Review: Philip Glass 80th birthday at the RLPO ****
It’s a truth universally acknowledged that an orchestra in possession of a new contemporary classical work must be in want of an audience. As Jane Austen might well have said. Probably.
Of course, a new contemporary classical work in Austen’s day might have been a Beethoven symphony or Haydn’s Creation.
Here, the RLPO was in possession of American composer Philip Glass’ latest creation, his 11th symphony, receiving its UK premiere in his 80th year and before a modest but enthusiastic audience at the Philharmonic Hall.
Glass was not in attendance, but I suspect he would have been rightly pleased with the Phil’s performance of what is a rhythmically strenuous piece, and the rousing reception it received.
He describes himself as a composer of music with repetitive structures.
And repetition is certainly at the heart of the relentless, driving structure of the symphony’s three movements, opening with a snappy piano (later mirrored by the cellos) which is joined by percussion punctuation before a more free-form, swirling on the violins, as if they are doing warm up scales, and two-tone woodwind.
Glass has created a work with intense musical colour and texture, and Vasily Petrenko drove the orchestra resolutely to each thematic crescendo which marked a change of dynamics and rhythm, as a new musical front opened.
Although the composer has abandoned ‘allegro’, ‘andante’, ‘scherzo’ descriptions in favour of a utilitarian movement I, II and III titles, the second had more than a passing nod to an andante structure, with a yearning pulse of strings and harps, and a winding melodic flute. Even a hint of McCartney-esque piano I might venture.
The final movement opened with a rat-tat-tat military tattoo, easing in to a brilliant off-kilter percussion groove, attacked with alacrity by a beefed up RLPO percussion section.

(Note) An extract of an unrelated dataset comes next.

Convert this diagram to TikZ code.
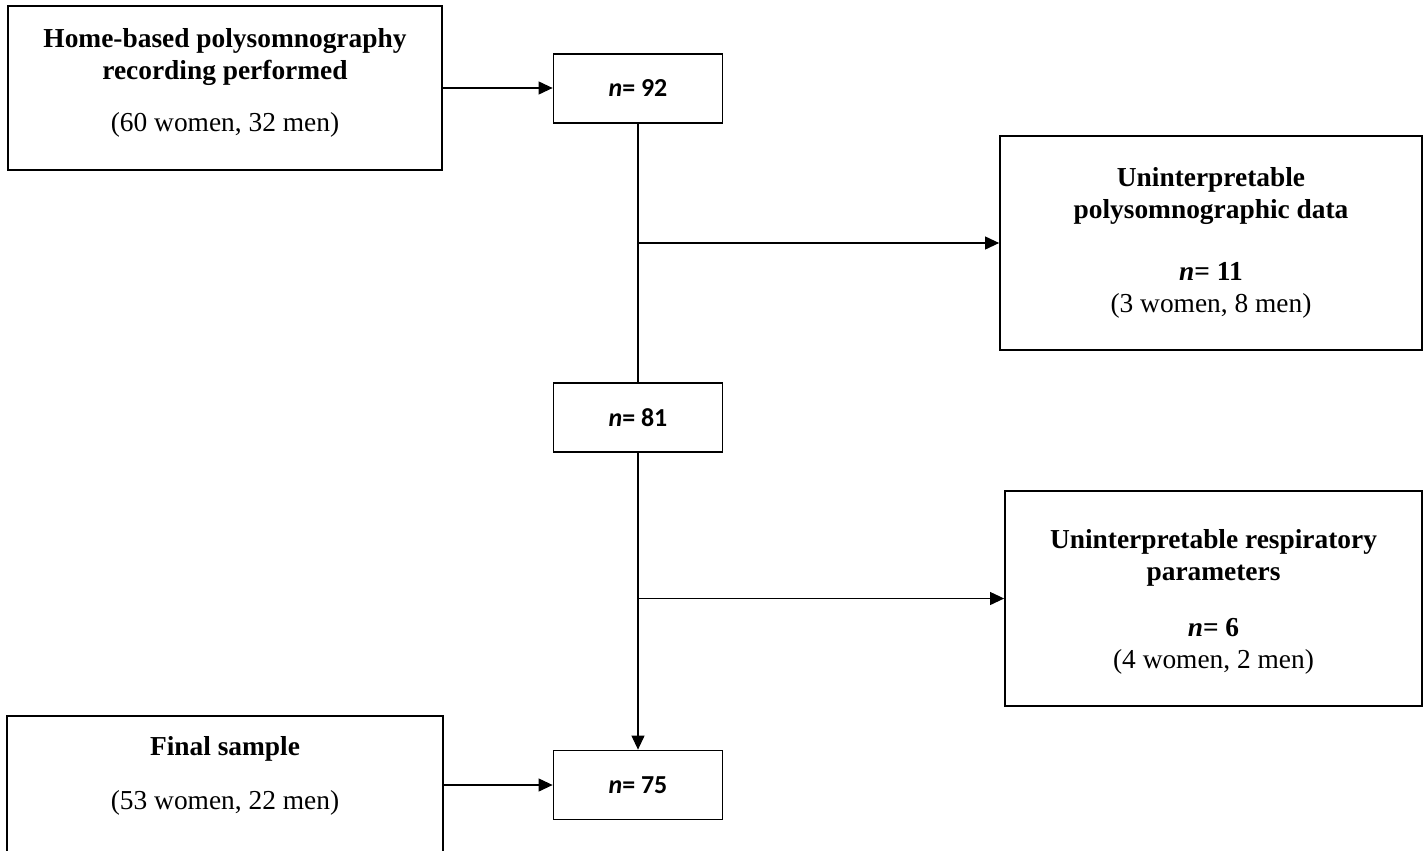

As a listener, the sheer relentlessness of the work had exhausted me, if not the Phil, as the finish line came in to sight; a rolling rhythm which powered its way with musical muscle to a shattering conclusion.
The new symphony was paired with Dvorak’s American Suite, given a jaunty and spirited performance by the orchestra, and Scriabin’s equally strenuous Second Symphony, which was stirring and weighty, with a pretty fluttering birdsong flute passage from Cormac Henry, and a luminosity to its maestro finale.
The orchestra deserved a nice sit down with a cup of tea after that. Or perhaps something stronger?